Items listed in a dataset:
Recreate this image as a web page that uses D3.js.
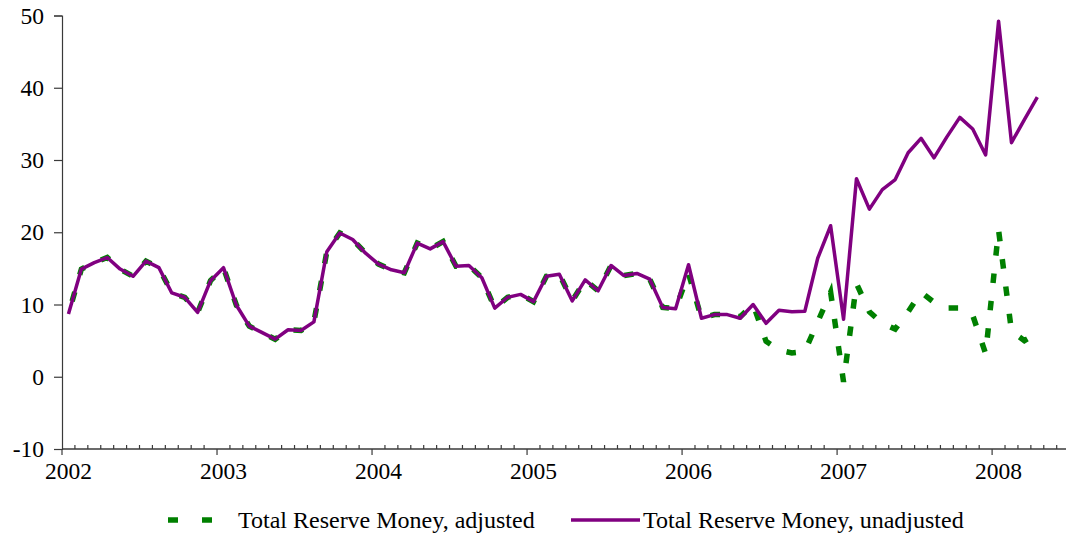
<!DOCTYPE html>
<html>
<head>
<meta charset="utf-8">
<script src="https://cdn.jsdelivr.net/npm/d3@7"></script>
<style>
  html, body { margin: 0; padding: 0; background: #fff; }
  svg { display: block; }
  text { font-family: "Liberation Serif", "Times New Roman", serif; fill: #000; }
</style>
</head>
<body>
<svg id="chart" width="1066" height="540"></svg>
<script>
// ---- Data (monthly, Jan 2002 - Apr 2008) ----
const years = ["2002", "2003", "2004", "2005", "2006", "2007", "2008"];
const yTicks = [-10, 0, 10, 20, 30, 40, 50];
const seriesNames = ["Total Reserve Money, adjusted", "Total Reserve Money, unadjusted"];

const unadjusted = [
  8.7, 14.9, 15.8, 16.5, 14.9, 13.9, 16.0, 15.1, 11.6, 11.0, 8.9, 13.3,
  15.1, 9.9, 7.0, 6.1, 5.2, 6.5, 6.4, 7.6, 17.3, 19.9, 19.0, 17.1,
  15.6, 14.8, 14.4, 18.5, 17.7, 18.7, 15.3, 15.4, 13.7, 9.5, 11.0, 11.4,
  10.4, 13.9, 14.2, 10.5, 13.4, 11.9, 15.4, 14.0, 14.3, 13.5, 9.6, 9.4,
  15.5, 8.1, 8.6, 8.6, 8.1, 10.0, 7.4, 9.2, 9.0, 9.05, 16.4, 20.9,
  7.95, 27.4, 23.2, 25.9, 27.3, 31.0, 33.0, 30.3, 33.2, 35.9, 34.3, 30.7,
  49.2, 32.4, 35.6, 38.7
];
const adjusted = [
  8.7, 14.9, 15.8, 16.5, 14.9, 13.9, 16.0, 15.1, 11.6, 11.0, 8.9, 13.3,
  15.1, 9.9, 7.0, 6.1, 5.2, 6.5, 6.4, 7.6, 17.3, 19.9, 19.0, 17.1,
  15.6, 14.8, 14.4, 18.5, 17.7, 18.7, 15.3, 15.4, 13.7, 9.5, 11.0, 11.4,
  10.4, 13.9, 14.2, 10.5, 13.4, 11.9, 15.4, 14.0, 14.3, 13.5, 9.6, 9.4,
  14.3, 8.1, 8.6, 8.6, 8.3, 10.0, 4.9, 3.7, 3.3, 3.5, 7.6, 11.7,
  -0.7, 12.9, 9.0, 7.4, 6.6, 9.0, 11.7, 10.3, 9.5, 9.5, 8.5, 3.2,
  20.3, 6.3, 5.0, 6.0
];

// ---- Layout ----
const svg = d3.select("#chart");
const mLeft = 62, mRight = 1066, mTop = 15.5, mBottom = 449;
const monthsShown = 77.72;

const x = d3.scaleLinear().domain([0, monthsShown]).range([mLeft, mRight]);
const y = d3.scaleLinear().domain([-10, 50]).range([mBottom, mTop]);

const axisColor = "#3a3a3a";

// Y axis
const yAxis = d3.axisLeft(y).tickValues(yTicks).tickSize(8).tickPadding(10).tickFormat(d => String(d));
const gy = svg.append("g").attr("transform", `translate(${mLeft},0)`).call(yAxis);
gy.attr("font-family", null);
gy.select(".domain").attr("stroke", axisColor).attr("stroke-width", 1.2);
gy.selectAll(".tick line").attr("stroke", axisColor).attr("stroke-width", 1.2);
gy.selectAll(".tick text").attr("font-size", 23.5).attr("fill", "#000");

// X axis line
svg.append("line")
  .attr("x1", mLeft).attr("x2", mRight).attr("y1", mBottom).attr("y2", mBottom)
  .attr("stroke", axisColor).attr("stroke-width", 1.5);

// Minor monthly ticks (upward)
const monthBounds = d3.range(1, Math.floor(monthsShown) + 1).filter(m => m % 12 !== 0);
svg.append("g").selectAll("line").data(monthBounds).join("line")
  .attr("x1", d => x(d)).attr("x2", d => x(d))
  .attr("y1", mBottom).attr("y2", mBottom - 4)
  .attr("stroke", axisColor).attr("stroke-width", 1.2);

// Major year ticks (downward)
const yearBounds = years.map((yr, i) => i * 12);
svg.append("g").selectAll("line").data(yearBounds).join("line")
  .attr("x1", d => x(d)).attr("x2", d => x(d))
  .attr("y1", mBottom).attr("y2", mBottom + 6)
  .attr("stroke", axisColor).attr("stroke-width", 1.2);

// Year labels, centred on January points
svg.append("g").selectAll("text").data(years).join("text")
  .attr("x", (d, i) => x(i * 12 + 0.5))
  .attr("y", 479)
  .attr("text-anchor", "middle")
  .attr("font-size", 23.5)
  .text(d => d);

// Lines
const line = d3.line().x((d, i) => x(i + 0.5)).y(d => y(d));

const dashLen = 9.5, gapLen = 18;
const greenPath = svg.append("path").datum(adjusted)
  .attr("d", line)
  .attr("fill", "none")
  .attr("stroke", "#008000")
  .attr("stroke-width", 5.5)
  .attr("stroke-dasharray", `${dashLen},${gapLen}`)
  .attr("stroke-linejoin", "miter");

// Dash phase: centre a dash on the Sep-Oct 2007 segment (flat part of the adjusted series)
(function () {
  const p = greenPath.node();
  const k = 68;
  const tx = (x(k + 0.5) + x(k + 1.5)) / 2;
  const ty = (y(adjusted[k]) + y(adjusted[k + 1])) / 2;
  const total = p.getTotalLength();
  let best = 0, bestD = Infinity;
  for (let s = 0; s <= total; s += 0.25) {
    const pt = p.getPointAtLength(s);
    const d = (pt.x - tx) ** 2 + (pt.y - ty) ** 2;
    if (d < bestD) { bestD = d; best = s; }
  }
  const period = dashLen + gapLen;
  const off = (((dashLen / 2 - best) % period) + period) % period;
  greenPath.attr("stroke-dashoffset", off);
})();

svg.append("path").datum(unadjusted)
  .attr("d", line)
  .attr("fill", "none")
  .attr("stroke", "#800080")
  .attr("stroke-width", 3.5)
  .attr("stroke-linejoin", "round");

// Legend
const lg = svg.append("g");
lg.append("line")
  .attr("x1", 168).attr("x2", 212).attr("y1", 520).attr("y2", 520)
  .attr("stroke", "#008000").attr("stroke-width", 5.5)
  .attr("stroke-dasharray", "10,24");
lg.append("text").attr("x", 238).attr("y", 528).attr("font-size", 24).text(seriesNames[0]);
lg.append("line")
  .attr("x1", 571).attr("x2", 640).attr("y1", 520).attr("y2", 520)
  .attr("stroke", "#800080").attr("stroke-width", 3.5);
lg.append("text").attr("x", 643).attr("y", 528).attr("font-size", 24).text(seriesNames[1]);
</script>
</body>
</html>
==
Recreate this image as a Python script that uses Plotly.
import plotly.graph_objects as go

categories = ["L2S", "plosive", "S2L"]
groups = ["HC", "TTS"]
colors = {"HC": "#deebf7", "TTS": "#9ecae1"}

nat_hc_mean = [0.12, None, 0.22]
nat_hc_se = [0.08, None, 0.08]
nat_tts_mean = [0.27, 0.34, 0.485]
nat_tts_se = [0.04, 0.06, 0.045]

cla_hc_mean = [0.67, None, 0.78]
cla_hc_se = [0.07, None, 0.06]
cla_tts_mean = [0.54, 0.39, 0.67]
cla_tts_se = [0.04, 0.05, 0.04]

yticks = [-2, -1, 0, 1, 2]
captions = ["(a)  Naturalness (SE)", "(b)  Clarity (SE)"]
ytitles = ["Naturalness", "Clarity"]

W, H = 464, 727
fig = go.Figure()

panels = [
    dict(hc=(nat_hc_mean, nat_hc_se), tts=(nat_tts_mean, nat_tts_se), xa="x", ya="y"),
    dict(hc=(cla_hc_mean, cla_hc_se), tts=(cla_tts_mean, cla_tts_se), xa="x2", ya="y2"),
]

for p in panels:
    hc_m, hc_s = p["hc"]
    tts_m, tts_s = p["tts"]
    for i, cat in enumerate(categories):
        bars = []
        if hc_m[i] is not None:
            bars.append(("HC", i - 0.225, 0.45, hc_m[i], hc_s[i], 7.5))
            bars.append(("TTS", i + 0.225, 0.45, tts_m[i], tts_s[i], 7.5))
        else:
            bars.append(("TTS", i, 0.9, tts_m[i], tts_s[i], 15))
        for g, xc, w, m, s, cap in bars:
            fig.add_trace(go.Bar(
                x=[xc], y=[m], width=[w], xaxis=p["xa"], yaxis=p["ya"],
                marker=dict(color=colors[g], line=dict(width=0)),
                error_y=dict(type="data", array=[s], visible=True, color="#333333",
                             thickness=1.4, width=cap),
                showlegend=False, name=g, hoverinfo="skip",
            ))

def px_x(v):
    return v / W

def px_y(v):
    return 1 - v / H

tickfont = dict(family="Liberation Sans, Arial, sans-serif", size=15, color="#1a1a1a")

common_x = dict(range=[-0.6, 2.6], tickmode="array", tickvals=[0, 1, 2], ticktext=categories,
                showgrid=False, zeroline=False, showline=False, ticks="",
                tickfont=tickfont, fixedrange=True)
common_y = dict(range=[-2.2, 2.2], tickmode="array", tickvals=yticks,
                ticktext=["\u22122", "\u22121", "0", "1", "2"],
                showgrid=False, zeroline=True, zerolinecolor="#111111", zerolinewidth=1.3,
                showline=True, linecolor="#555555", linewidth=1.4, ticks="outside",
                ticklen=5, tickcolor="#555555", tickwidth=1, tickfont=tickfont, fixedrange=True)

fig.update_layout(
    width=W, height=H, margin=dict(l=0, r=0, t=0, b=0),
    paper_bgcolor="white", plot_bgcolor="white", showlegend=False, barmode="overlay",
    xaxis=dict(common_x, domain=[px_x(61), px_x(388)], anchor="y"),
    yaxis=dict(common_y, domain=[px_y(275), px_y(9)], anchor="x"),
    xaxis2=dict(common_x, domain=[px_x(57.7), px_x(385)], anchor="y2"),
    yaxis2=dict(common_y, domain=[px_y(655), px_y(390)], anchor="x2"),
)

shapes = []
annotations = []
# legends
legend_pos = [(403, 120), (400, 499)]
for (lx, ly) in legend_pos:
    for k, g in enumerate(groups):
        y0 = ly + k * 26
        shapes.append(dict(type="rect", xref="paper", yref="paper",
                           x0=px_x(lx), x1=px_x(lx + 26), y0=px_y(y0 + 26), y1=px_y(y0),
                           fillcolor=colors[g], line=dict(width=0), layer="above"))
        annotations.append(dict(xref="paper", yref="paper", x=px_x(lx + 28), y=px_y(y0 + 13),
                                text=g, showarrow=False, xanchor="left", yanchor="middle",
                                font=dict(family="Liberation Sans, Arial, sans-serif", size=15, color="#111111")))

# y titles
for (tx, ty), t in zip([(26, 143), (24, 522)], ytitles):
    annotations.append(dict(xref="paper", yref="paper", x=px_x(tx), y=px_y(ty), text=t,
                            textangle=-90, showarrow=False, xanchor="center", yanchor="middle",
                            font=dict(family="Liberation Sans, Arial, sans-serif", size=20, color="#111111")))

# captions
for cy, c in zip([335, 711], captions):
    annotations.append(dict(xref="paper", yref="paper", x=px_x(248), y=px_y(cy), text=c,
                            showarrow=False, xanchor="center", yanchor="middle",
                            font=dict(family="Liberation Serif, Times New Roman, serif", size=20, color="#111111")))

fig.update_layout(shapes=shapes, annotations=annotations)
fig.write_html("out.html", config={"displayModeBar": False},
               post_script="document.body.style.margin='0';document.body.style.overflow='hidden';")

* What you need to do *
Out of the records, collect only those lines that contain the string "image".

* Exercise solution *
Recreate this image as a web page that uses D3.js.
Recreate this image as a Python script that uses Plotly.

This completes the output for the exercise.